Market Overview
A prediction market asking whether China will unban Bitcoin by 2027 is currently trading at 4.3% probability, indicating traders view such a reversal as highly unlikely within the next two years. The market has generated significant volume—$830,922 to date—suggesting genuine interest in the outcome despite the low odds. The resolution criteria require only an official announcement from the People's Republic of China that citizens will be allowed to legally purchase Bitcoin with yuan domestically; actual implementation is irrelevant to the outcome.
Why It Matters
China's stance on cryptocurrency carries outsized significance for global digital asset markets. As the world's second-largest economy and a major technology powerhouse, any Chinese policy reversal would represent a symbolic and potentially substantive shift in global cryptocurrency adoption. Conversely, continued prohibition reinforces the narrative that major governments remain skeptical of decentralized digital currencies, particularly given China's emphasis on central bank digital currencies and financial system control. The outcome would signal whether Beijing views Bitcoin as an irredeemable threat to monetary sovereignty or as a permissible asset class.
Key Factors
Several structural factors weigh against a Chinese reversal by 2026. First, Beijing has maintained consistent prohibition of cryptocurrency trading and purchasing for over seven years, implementing enforcement measures that intensified around 2017 and again in 2021. The government's commitment to its Central Bank Digital Currency (CBDC), the digital yuan or e-CNY, suggests it views Bitcoin not as complementary but as competitive with state-controlled monetary infrastructure. Second, cryptocurrency restrictions serve broader policy objectives: capital controls, financial stability management, and ideological preference for state oversight of monetary systems. Third, domestic political factors—including sensitivity to speculative financial activity and wealth inequality concerns—make Bitcoin liberalization politically difficult to justify domestically.

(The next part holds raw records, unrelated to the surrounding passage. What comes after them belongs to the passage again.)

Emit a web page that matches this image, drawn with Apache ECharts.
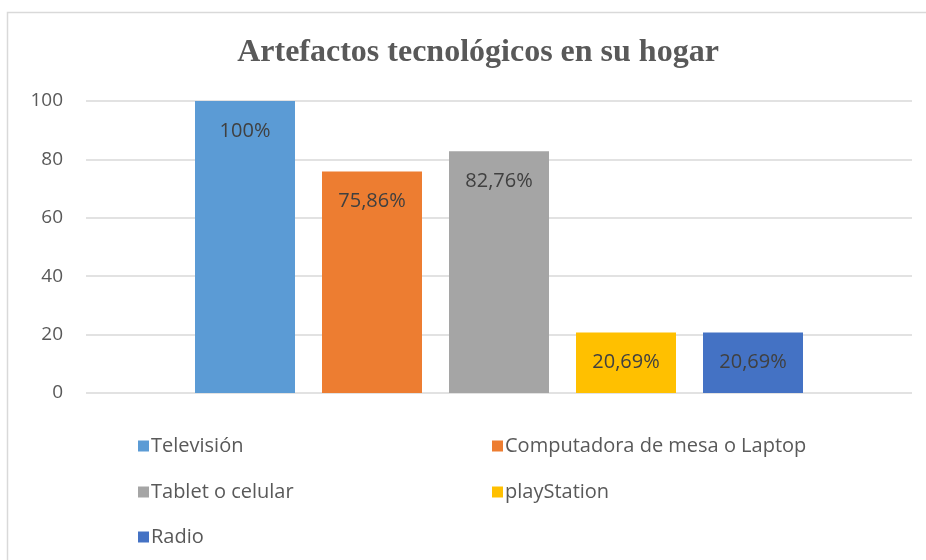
<!DOCTYPE html>
<html>
<head>
<meta charset="utf-8">
<script src="https://cdn.jsdelivr.net/npm/echarts@6/dist/echarts.min.js"></script>
<style>
  html, body { margin: 0; padding: 0; background: #fff; }
  #chart { width: 926px; height: 560px; }
</style>
</head>
<body>
<div id="chart"></div>
<script>
// datos del gráfico
const categories = ["Artefactos"];
const seriesNames = ["Televisión", "Computadora de mesa o Laptop", "Tablet o celular", "playStation", "Radio"];
const seriesValues = [100, 75.86, 82.76, 20.69, 20.69];
const colorList = ["#5b9bd5", "#ed7d31", "#a5a5a5", "#ffc000", "#4472c4"];
const yTicks = { min: 0, max: 100, interval: 20 };

// posiciones de la leyenda (dos columnas)
const legendPos = [
  { left: 133, top: 431 },
  { left: 487, top: 431 },
  { left: 133, top: 477 },
  { left: 487, top: 477 },
  { left: 133, top: 522 },
];

const chart = echarts.init(document.getElementById("chart"));

const option = {
  animation: false,
  title: {
    text: "Artefactos tecnológicos en su hogar",
    left: 473,
    textAlign: "center",
    top: 32,
    textStyle: {
      fontFamily: "Liberation Serif",
      fontWeight: "bold",
      fontSize: 32,
      color: "#595959",
    },
  },
  graphic: [
    {
      type: "rect",
      left: 5,
      top: 10,
      shape: { width: 960, height: 600 },
      style: { fill: "none", stroke: "#d9d9d9", lineWidth: 1.5 },
      silent: true,
    },
  ],
  legend: seriesNames.map((name, i) => ({
    data: [name],
    left: legendPos[i].left,
    top: legendPos[i].top,
    icon: "rect",
    itemWidth: 11,
    itemHeight: 11,
    itemGap: 0,
    textStyle: { fontFamily: "Open Sans", fontSize: 20, color: "#595959", padding: [0, 0, 0, -3] },
  })),
  grid: {
    left: 86,
    right: 14,
    top: 101,
    bottom: 167,
  },
  xAxis: {
    type: "category",
    data: categories,
    axisLine: { show: false },
    axisTick: { show: false },
    axisLabel: { show: false },
  },
  yAxis: {
    type: "value",
    min: yTicks.min,
    max: yTicks.max,
    interval: yTicks.interval,
    axisLine: { show: false },
    axisTick: { show: false },
    axisLabel: {
      fontFamily: "Open Sans",
      fontSize: 19,
      color: "#595959",
      margin: 23,
    },
    splitLine: { lineStyle: { color: "#d9d9d9", width: 1.5 } },
  },
  series: seriesNames.map((name, i) => ({
    name: name,
    type: "bar",
    data: [seriesValues[i]],
    barWidth: 100,
    barGap: "27%",
    itemStyle: { color: colorList[i] },
    label: {
      show: true,
      position: "insideTop",
      distance: 20,
      fontFamily: "Open Sans",
      fontSize: 20,
      color: "#404040",
      formatter: (p) => String(p.value).replace(".", ",") + "%",
    },
  })),
};

chart.setOption(option);
</script>
</body>
</html>
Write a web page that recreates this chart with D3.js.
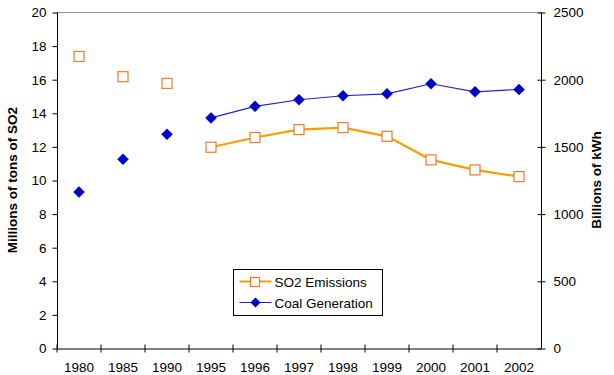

Technologically and geopolitically, China has shown no movement toward accommodation. Recent years have seen escalated enforcement against crypto mining operations and trading platforms. The government's broader digital sovereignty agenda, including data governance and payment system localization, sits at odds with Bitcoin's permissionless international protocol.
Outlook
For the market probability to shift meaningfully higher, traders would need evidence of fundamental policy reconsideration at senior levels—signals unlikely to emerge absent a major geopolitical shift or economic crisis that changes Beijing's cost-benefit calculation. Potential catalysts remain speculative: severe CBDC adoption challenges, major economic disruption requiring financial innovation, or significant strategic reversals in technology policy. Without such developments, the 4.3% odds likely reflect a residual probability assigned to black-swan scenarios rather than base-case expectations. The market appears efficiently priced given China's demonstrated consistency on cryptocurrency restriction.